Do not assume more inventory means every seller is weak. Homes are still closing near list, so the good ones require a prompt, disciplined offer—not a lowball built on the inventory headline.
Save your patience for listings with evidence of strain: stale days, price reductions, relists, or a deal that came back to market. That is where comparison shopping can become leverage.
Selling a home in Cincinnati
Your launch price has to survive comparison. With more homes on the shelf, buyers can move on quickly if your ask looks detached from recent sales.
Above-list outcomes still happen—30% of homes sold above original list—but they are not the default. Build the price around closed comps, condition, and the competition buyers will see the same week.
If showings, saves, or offers are thin early, adjust before the listing becomes stale. In this Cincinnati market, the first miss gets expensive because buyers now have alternatives.
What changed in Cincinnati vs last year
Compared with last year, Cincinnati has loosened on supply without losing demand. That combination matters: buyers have more room to compare, but the market has not rolled over. The main change is a sharper sorting process—clean pricing still clears, while ambitious listings are more exposed.
Active inventory is 8,888 homes, up 14% from last year. That extra supply gives buyers more room to compare and makes sellers compete harder for attention.
Pending sales are 2,895 homes, up 14% from last year. Added supply is being met by added demand, which is why good listings are not sitting just because buyers have more options.

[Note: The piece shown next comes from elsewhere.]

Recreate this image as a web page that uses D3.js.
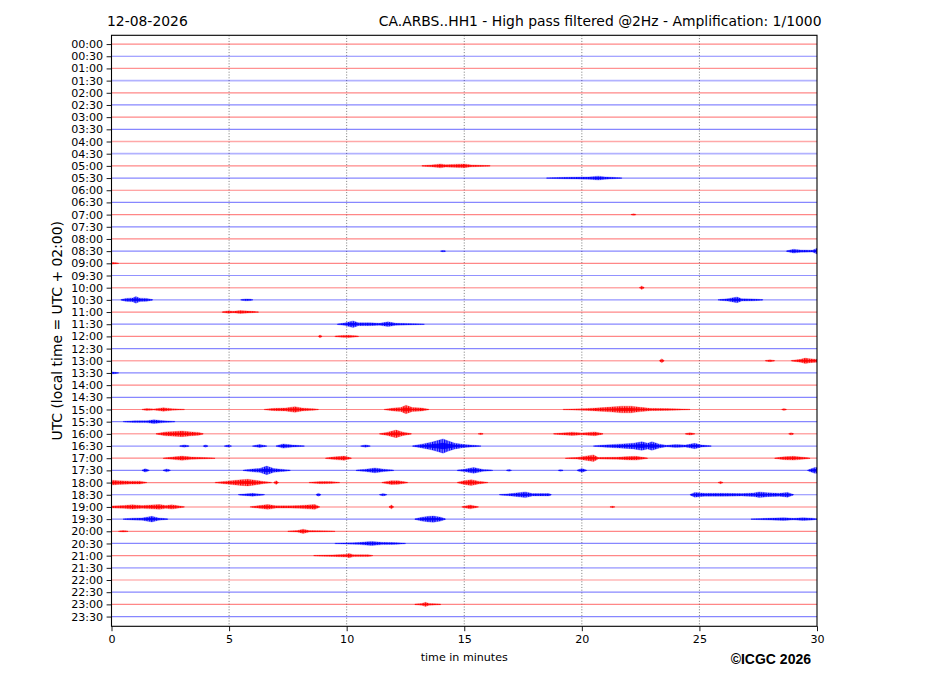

Median sale price is $319,000, up 5% from last year. Closed prices are still rising, but the market is rewarding prices buyers can defend with recent comps.
Average sale-to-list is 99%, down from 99.6%, and 30% of homes sold above original list, down from 32%. Buyers have gained a little negotiating room, but not enough to treat every good listing like a distressed sale.
Price cuts now cover 16% of active listings, and the number of price drops is 1,474, up 29% from last year. The average cut has edged up to 4.1%, so missed pricing is getting more visible and a bit more expensive.
What changed in Cincinnati since last week
Since last week, Cincinnati looks active rather than easy. Supply rose, but demand rose faster, and the pricing read barely moved. The caution is quality: more price adjustments and cancellations mean the market is still sorting clean deals from shaky ones.
Active inventory rose to 8,888 homes and new listings rose to 2,880, both up 2% from a week earlier. Buyers are seeing more fresh options, not just the same listings linger.
Pending sales rose to 2,895, up 5%, while closed sales reached 2,293, up 2% from a week earlier. Demand improved faster than supply in the latest read, keeping urgency under the added choice.
Median sale price is $319,000, up only $1,000 from a week earlier, and sale-to-list edged up to 99%. That is steady pricing, not a breakout, and it keeps closed comps more important than ambitious asks.
Price-cut share is still around 16%, while the count of price drops rose to 1,474, up 4% from a week earlier. Seller stress is not exploding, but more individual listings are still being reset.
Cancellations rose to 360, up 10% from a week earlier, and cancellations are 11.5% of pending sales. The stronger contract count is useful, but buyers and sellers should not assume every deal is clean until financing, contingencies, and inspection issues are settled.
What to watch next in Cincinnati
Keep the main watch on pending sales versus active inventory. If pending sales keep outrunning inventory, added choice is being absorbed and sellers who price to comps can still expect serious demand.
Then check the quality of those contracts. Rising cancellations, relistings, or delistings would mean the headline demand is less clean, giving buyers more second chances and warning sellers to tighten pricing and terms.
Price cuts are the confirmation signal. If the price-cut share moves materially above the current 16% while inventory keeps building, buyer leverage broadens; if cuts stabilize and pending sales stay firm, Cincinnati remains selective rather than soft. Start with the spread between pending-sales growth and inventory growth—that tells you whether the extra choice is being absorbed or piling up.